- Islamic State militants killed about 100 people in a series of attacks on government-held parts of southwestern Syria on Wednesday, including multiple suicide blasts in Sweida city.
- In the city itself, at least two attackers blew themselves up, one near a marketplace and the second in another district, state television said.
- The Syrian Observatory for Human Rights said ISIS jihadists also seized hostages from the other villages they had attacked.
Islamic State militants killed about 100 people in a series of attacks on government-held parts of southwestern Syria on Wednesday, including multiple suicide blasts in Sweida city, the jihadist group and official sources said.
The coordinated attacks were the deadliest to hit government territory in many months. Some 96 people were killed and 176 wounded in total, the head of the Sweida health authority told the pro-Damascus Sham FM radio.
The Syrian Observatory for Human Rights, a Britain-based war monitoring group, said 156 people were killed. Islamic State said in a statement that it had killed more than 100 people in the attacks.
Northeast of Sweida city, the jihadists launched simultaneous attacks on several villages where they clashed with government forces, state media and the Observatory said.
In the city itself, at least two attackers blew themselves up, one near a marketplace and the second in another district, state television said. State news agency SANA said two other IS militants were killed before they could detonate their bombs.
The Observatory said jihadists seized hostages from the villages they had attacked. It said the dead included at least 41 civilians.
Sweida Governor Amer al-Eshi said authorities also arrested another attacker. "The city of Sweida is secure and calm now," he told state-run Ikhbariyah TV.
Islamic State was driven from nearly all the territory it once held in Syria last year in separate offensives by the Russian-backed army and a U.S.-backed militia alliance.

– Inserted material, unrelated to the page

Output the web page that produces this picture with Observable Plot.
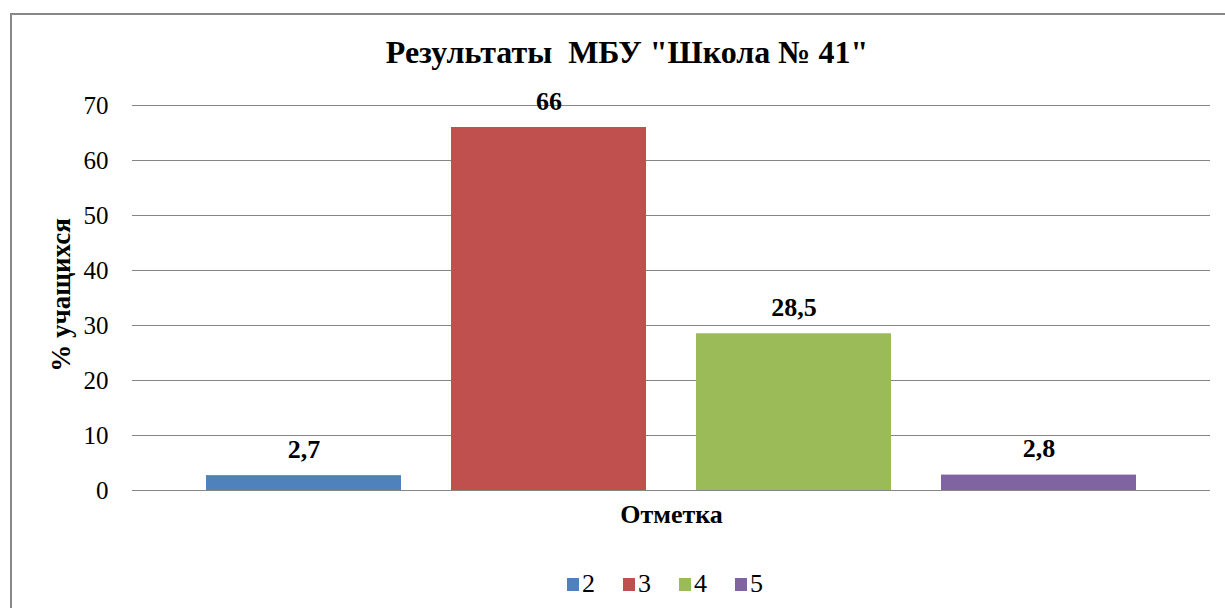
<!DOCTYPE html>
<html>
<head>
<meta charset="utf-8">
<script src="https://cdn.jsdelivr.net/npm/d3@7"></script>
<script src="https://cdn.jsdelivr.net/npm/@observablehq/plot@0.6"></script>
<style>
  html, body { margin: 0; padding: 0; background: #fff; }
  #wrap { position: relative; width: 1225px; height: 608px; overflow: hidden; font-family: 'Liberation Serif'; }
  #border { position: absolute; left: 10px; top: 13px; width: 1300px; height: 700px; border: 2.5px solid #888; box-sizing: border-box; }
  #title { position: absolute; left: 0; width: 1254px; top: 34px; line-height: 36px; text-align: center; font-family: 'Liberation Serif'; font-weight: bold; font-size: 32px; color: #000; white-space: pre; }
  #chart { position: absolute; left: 0; top: 0; }
  #legend { position: absolute; left: 0; width: 1330px; top: 569px; height: 30px; display: flex; justify-content: center; align-items: center; gap: 28px; font-family: 'Liberation Serif'; font-size: 26px; line-height: 30px; color: #000; }
  #legend .item { display: flex; align-items: center; }
  #legend .sw { display: inline-block; width: 12px; height: 13px; margin-right: 3px; margin-top: 1px; }
  #chart svg, #chart svg text { font-family: 'Liberation Serif'; }
</style>
</head>
<body>
<div id="wrap">
  <div id="border"></div>
  <div id="chart"></div>
  <div id="title"></div>
  <div id="legend"></div>
</div>
<script>
const title = 'Результаты  МБУ "Школа № 41"';
const categories = ["2", "3", "4", "5"];
const values = [2.7, 66, 28.5, 2.8];
const colors = ["#4F81BD", "#C0504D", "#9BBB59", "#8064A2"];
const yTicks = [0, 10, 20, 30, 40, 50, 60, 70];
const yLabel = "% учащихся";
const xLabel = "Отметка";

const data = categories.map((c, i) => ({ cat: c, value: values[i] }));
const fmt = v => String(v).replace(".", ",");
const serif = "Liberation Serif";
const bold = { fontFamily: serif, fontWeight: "bold", fill: "#000" };

const plot = Plot.plot({
  width: 1225,
  height: 608,
  marginLeft: 132,
  marginRight: 15,
  marginTop: 105,
  marginBottom: 118,
  style: { fontFamily: serif, background: "transparent", overflow: "visible" },
  x: { domain: categories, paddingInner: 0.204, paddingOuter: 0.302, axis: null },
  y: { domain: [0, 70], ticks: yTicks, axis: null },
  color: { domain: categories, range: colors },
  marks: [
    Plot.ruleY(yTicks, { stroke: "#868686", strokeWidth: 1.2 }),
    Plot.barY(data, { x: "cat", y: "value", fill: "cat" }),
    Plot.axisY(yTicks, { tickSize: 0, tickPadding: 24, fontSize: 25, fill: "#000", label: null, tickFormat: d => String(d), fontFamily: serif }),
    Plot.text(data, { x: "cat", y: "value", text: d => fmt(d.value), dy: -26, fontSize: 26, ...bold }),
    Plot.text([yLabel], { frameAnchor: "left", textAnchor: "middle", dx: -71, dy: -3, rotate: -90, fontSize: 27, ...bold }),
    Plot.text([xLabel], { frameAnchor: "bottom", dy: 32, fontSize: 26, ...bold })
  ]
});
document.getElementById("chart").appendChild(plot);
document.getElementById("title").textContent = title;

const legend = document.getElementById("legend");
categories.forEach((c, i) => {
  const item = document.createElement("span");
  item.className = "item";
  const sw = document.createElement("span");
  sw.className = "sw";
  sw.style.background = colors[i];
  item.appendChild(sw);
  item.appendChild(document.createTextNode(c));
  legend.appendChild(item);
});
</script>
</body>
</html>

Since then, President Bashar al-Assad has gone on to crush the last remaining rebel enclaves near the cities of Damascus and Homs and swept rebels from the southwest.
After losing its strongholds in eastern Syria last year, Islamic State launched insurgency operations from pockets of territory in desert areas.
The Observatory said government forces battled jihadists who stormed the villages from an Islamic State pocket northeast of the city.
Government troops and allied forces hold all of Sweida province except for that enclave.
The air force pounded militant hideouts northeast of the city after soldiers thwarted an attempt by Islamic State fighters to infiltrate Douma, Tima and al-Matouna villages, state media said.
The army and villagers regained control of a hill and broke a brief siege of another nearby village after clashes, Ikhbariyah said.
With the help of Russian air power, the Syrian army has been hitting Islamic State in a separate pocket further west, near the frontier with the Israeli-occupied Golan Heights.
The Yarmouk Basin in southwest Syria remains in jihadist hands, after an army offensive defeated rebel factions in other parts of the southwest. The operation has focused on Deraa and Quneitra provinces.